Exercise description |
Copy out exactly the lines from the start of the data to the line containing "0.15], [100, 0.155]];". Include both.

[Rows from a dataset of charts and code]
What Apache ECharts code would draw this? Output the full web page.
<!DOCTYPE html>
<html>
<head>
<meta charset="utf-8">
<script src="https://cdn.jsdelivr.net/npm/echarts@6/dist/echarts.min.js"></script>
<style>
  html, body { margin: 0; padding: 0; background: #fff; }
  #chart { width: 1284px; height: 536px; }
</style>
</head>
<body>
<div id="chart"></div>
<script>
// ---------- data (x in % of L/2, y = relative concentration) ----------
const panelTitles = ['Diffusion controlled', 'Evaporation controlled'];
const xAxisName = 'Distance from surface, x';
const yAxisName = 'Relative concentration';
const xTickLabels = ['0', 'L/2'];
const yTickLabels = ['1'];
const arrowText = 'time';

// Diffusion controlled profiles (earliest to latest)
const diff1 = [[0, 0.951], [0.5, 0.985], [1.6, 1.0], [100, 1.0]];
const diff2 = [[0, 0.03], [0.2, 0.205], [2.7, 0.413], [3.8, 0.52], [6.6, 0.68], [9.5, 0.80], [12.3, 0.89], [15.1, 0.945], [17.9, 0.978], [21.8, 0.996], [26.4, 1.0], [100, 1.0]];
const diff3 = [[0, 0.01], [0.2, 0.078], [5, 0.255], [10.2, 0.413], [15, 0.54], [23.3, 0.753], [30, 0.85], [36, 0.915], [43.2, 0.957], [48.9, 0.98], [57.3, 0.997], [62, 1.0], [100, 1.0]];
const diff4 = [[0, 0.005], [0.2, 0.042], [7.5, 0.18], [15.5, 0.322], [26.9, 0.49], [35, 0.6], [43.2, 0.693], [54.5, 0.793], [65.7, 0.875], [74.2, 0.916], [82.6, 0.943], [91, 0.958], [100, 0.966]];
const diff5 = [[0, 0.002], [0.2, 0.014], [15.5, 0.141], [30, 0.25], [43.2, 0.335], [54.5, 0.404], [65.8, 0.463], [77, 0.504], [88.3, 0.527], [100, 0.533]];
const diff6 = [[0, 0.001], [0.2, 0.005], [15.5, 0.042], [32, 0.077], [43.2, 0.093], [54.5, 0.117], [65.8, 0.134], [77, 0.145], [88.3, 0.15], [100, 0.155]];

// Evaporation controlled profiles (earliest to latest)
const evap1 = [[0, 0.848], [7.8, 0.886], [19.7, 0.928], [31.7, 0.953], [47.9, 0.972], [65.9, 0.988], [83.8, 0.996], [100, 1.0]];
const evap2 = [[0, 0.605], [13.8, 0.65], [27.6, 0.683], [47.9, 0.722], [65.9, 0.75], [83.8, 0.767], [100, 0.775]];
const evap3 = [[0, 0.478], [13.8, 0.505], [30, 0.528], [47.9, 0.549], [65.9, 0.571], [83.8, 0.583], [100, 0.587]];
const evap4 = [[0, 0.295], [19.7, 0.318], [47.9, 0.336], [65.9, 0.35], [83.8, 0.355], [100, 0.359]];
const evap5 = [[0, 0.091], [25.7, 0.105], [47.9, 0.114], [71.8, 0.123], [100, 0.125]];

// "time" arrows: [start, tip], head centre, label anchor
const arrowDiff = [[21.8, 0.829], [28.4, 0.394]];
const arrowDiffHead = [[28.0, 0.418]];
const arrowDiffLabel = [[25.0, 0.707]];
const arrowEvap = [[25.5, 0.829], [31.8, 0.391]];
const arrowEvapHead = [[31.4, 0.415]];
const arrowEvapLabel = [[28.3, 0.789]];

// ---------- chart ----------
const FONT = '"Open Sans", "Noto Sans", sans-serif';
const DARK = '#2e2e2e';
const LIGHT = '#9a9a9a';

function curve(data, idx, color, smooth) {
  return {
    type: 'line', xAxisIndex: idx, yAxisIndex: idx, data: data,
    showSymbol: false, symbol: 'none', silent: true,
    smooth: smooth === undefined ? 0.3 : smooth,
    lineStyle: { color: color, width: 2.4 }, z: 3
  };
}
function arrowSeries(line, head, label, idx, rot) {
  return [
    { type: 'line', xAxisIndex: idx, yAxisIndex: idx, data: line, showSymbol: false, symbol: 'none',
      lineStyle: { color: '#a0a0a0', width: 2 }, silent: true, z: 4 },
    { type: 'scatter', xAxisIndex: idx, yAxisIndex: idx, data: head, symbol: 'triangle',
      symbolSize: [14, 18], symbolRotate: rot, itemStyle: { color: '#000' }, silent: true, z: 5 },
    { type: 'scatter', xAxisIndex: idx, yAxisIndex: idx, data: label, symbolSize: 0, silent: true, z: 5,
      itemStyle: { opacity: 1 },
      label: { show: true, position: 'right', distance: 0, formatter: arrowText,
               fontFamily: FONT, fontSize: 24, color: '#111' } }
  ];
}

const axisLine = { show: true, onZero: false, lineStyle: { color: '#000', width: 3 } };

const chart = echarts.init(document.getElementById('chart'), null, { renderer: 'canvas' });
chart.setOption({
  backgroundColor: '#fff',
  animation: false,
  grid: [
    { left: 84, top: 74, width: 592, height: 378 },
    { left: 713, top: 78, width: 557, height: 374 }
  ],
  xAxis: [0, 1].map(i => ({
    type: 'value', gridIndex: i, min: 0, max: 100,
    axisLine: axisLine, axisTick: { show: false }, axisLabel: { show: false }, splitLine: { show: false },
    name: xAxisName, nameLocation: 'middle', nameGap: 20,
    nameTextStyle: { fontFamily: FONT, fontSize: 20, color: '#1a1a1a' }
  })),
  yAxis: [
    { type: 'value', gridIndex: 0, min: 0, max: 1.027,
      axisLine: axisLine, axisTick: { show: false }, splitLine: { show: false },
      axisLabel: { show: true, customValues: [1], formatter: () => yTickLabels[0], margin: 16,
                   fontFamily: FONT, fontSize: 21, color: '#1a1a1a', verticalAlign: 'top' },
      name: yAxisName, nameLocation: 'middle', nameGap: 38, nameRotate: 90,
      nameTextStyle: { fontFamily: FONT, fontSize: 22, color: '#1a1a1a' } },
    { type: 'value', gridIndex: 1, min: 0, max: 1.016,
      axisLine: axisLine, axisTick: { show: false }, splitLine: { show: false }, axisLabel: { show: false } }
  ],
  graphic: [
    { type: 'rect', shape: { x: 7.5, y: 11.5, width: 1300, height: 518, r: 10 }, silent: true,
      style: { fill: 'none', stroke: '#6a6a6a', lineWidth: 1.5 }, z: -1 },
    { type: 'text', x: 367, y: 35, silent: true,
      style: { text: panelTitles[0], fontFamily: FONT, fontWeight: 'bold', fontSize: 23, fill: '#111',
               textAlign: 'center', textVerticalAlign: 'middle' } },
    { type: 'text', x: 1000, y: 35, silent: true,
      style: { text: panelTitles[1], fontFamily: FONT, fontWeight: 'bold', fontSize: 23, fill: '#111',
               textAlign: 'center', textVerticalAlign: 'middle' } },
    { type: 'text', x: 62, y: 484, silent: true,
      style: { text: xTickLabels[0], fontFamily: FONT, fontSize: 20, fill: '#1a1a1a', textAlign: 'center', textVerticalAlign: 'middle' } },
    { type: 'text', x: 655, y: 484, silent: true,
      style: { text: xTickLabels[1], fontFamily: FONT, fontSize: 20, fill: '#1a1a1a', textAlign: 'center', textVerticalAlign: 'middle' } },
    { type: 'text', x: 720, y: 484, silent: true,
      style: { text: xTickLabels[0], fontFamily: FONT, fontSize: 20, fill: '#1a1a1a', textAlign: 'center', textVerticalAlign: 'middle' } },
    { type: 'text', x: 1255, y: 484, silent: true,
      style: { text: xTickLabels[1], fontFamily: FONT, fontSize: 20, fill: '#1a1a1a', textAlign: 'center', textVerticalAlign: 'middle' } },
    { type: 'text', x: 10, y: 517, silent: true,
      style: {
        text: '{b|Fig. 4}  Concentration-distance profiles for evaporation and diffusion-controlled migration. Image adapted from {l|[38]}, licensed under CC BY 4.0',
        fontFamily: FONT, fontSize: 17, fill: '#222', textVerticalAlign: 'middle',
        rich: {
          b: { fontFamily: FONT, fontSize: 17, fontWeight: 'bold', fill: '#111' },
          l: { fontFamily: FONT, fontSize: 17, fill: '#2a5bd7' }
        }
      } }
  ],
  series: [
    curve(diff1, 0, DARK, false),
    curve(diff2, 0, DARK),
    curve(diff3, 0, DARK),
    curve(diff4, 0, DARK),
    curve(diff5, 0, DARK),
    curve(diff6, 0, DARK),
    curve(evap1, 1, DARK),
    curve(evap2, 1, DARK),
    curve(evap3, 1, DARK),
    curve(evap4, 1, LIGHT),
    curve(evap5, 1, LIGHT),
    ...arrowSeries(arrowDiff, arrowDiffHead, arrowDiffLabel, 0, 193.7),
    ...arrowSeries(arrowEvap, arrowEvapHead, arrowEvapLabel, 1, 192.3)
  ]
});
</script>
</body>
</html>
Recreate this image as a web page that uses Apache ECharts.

Reply to the exercise |
What Apache ECharts code would draw this? Output the full web page.
<!DOCTYPE html>
<html>
<head>
<meta charset="utf-8">
<script src="https://cdn.jsdelivr.net/npm/echarts@6/dist/echarts.min.js"></script>
<style>
  html, body { margin: 0; padding: 0; background: #fff; }
  #chart { width: 1284px; height: 536px; }
</style>
</head>
<body>
<div id="chart"></div>
<script>
// ---------- data (x in % of L/2, y = relative concentration) ----------
const panelTitles = ['Diffusion controlled', 'Evaporation controlled'];
const xAxisName = 'Distance from surface, x';
const yAxisName = 'Relative concentration';
const xTickLabels = ['0', 'L/2'];
const yTickLabels = ['1'];
const arrowText = 'time';

// Diffusion controlled profiles (earliest to latest)
const diff1 = [[0, 0.951], [0.5, 0.985], [1.6, 1.0], [100, 1.0]];
const diff2 = [[0, 0.03], [0.2, 0.205], [2.7, 0.413], [3.8, 0.52], [6.6, 0.68], [9.5, 0.80], [12.3, 0.89], [15.1, 0.945], [17.9, 0.978], [21.8, 0.996], [26.4, 1.0], [100, 1.0]];
const diff3 = [[0, 0.01], [0.2, 0.078], [5, 0.255], [10.2, 0.413], [15, 0.54], [23.3, 0.753], [30, 0.85], [36, 0.915], [43.2, 0.957], [48.9, 0.98], [57.3, 0.997], [62, 1.0], [100, 1.0]];
const diff4 = [[0, 0.005], [0.2, 0.042], [7.5, 0.18], [15.5, 0.322], [26.9, 0.49], [35, 0.6], [43.2, 0.693], [54.5, 0.793], [65.7, 0.875], [74.2, 0.916], [82.6, 0.943], [91, 0.958], [100, 0.966]];
const diff5 = [[0, 0.002], [0.2, 0.014], [15.5, 0.141], [30, 0.25], [43.2, 0.335], [54.5, 0.404], [65.8, 0.463], [77, 0.504], [88.3, 0.527], [100, 0.533]];
const diff6 = [[0, 0.001], [0.2, 0.005], [15.5, 0.042], [32, 0.077], [43.2, 0.093], [54.5, 0.117], [65.8, 0.134], [77, 0.145], [88.3, 0.15], [100, 0.155]];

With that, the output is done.